Description of the task: Filter for the word "this" and keep each matching line.

Material shown:
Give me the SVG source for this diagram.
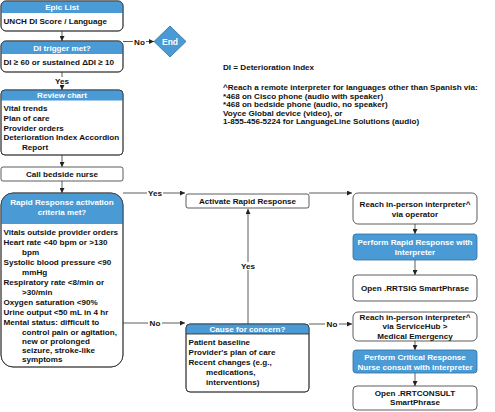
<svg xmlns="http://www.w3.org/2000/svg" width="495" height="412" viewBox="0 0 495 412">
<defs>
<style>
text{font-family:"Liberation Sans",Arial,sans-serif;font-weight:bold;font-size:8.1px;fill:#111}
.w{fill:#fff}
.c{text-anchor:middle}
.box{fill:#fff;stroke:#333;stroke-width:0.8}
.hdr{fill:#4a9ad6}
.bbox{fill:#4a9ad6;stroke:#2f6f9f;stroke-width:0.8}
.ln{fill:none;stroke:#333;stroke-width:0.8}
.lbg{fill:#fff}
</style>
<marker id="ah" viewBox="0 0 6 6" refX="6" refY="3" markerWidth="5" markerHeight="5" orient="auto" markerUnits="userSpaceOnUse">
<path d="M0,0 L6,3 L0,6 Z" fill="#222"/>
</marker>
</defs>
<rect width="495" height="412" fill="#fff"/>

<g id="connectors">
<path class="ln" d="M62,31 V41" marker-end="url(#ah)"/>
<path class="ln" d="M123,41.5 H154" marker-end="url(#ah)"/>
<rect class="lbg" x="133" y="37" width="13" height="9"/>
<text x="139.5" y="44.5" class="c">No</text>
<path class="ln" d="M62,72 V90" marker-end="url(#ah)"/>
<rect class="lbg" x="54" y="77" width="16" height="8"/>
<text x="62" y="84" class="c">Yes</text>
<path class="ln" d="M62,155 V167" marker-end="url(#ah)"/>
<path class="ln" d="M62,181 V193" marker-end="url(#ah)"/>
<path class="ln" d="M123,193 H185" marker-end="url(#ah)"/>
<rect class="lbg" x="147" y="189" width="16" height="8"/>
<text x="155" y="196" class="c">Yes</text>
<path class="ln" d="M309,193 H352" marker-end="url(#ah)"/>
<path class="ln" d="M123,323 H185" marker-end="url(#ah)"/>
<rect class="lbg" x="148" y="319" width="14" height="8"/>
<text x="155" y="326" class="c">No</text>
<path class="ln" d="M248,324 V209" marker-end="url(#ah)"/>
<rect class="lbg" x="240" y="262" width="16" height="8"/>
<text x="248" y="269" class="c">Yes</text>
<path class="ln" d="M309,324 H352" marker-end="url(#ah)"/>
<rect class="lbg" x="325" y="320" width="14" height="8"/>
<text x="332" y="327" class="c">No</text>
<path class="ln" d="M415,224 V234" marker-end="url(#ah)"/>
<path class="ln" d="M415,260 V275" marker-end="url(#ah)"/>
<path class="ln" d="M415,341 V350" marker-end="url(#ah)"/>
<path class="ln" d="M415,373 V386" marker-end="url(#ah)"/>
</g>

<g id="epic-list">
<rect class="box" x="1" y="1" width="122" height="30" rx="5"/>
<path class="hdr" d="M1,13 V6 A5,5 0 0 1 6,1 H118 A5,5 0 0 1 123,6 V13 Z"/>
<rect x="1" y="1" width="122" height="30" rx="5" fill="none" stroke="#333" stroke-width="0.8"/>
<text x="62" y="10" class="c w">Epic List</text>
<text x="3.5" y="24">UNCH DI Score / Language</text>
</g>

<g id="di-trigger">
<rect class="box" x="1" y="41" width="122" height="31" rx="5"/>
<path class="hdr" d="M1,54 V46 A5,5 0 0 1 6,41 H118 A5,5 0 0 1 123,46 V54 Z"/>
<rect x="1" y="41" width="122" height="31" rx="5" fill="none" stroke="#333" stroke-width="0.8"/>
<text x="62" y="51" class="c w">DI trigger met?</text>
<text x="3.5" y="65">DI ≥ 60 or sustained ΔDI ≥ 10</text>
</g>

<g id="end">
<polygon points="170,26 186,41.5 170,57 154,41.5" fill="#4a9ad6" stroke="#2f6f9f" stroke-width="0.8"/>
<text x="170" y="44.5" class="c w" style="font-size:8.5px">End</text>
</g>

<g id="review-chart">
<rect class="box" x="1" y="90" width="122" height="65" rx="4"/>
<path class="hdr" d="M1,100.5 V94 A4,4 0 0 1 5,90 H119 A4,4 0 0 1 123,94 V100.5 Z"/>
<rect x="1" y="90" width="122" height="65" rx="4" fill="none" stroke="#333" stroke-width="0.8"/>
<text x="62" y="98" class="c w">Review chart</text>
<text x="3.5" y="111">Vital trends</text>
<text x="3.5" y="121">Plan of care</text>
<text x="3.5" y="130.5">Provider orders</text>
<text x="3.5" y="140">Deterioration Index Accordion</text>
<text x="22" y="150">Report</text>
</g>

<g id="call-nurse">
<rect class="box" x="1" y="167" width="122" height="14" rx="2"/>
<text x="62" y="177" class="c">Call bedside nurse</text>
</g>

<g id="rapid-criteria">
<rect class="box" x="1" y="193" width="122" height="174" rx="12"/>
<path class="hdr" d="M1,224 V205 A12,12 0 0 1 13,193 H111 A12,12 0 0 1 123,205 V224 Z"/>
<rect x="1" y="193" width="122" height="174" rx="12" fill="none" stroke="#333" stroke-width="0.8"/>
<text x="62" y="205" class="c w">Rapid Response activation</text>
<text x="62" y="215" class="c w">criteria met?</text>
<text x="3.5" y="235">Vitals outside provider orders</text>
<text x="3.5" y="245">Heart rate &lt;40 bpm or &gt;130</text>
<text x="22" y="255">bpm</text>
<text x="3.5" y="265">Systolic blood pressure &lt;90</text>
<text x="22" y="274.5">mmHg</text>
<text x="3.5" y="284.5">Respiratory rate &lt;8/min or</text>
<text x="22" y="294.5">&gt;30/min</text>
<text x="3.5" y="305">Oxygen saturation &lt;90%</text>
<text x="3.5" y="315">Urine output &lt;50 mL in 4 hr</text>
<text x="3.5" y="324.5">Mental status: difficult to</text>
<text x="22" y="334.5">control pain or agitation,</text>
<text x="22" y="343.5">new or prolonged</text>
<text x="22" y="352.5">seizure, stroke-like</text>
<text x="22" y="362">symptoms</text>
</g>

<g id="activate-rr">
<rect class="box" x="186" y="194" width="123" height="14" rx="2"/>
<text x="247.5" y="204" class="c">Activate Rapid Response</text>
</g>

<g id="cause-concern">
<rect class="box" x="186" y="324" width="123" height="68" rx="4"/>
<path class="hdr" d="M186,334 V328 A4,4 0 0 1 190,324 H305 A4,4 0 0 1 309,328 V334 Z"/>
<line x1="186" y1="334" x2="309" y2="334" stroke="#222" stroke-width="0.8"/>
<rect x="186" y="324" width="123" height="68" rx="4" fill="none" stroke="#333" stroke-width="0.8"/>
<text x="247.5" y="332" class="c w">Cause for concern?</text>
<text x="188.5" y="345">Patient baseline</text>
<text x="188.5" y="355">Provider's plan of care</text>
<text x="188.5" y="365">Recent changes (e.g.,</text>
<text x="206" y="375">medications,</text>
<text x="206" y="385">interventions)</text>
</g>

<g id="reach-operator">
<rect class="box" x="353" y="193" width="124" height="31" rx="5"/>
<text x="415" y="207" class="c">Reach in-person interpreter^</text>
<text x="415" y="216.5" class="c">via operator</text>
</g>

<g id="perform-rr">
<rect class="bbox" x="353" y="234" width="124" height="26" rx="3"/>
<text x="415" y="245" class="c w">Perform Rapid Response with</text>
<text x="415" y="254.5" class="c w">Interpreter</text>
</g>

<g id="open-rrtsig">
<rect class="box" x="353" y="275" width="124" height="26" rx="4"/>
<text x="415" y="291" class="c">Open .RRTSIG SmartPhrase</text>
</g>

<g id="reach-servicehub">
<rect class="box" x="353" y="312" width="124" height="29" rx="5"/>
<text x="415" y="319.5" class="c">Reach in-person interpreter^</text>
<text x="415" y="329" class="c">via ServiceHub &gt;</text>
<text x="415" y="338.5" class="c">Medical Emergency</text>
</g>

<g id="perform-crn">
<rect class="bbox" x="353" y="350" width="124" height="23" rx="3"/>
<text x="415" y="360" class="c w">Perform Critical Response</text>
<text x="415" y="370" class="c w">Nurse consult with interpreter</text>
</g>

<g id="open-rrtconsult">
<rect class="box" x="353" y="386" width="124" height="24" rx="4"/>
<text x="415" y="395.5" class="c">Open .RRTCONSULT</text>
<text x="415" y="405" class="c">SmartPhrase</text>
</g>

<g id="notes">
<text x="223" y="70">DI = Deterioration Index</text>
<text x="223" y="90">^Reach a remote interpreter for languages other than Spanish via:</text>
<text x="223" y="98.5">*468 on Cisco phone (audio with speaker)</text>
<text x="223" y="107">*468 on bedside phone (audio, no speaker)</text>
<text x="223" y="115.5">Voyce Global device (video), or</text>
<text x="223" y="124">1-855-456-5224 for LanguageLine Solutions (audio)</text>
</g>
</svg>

---

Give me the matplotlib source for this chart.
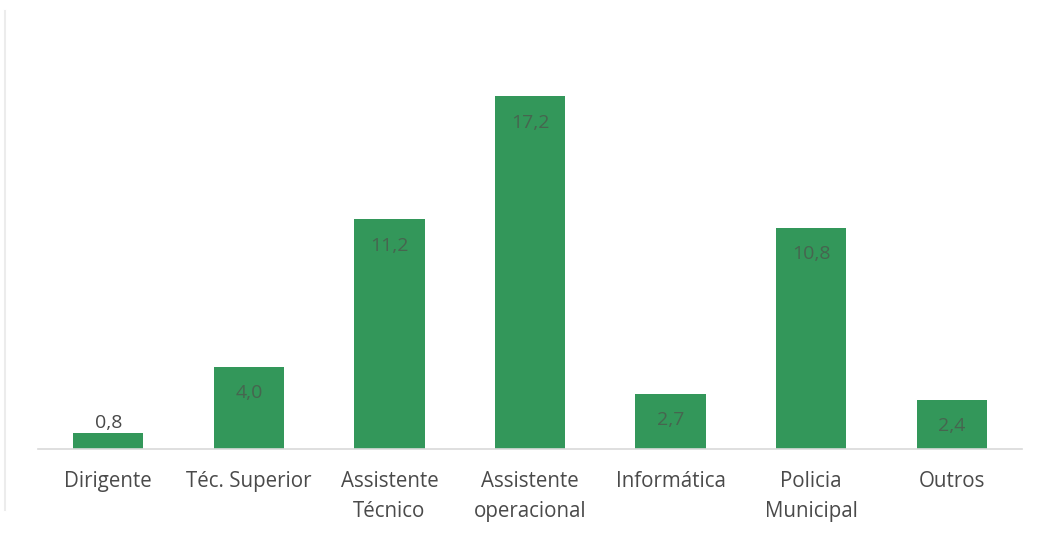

Exercise result:
Give me the SVG source for this diagram.
Give me the matplotlib source for this chart.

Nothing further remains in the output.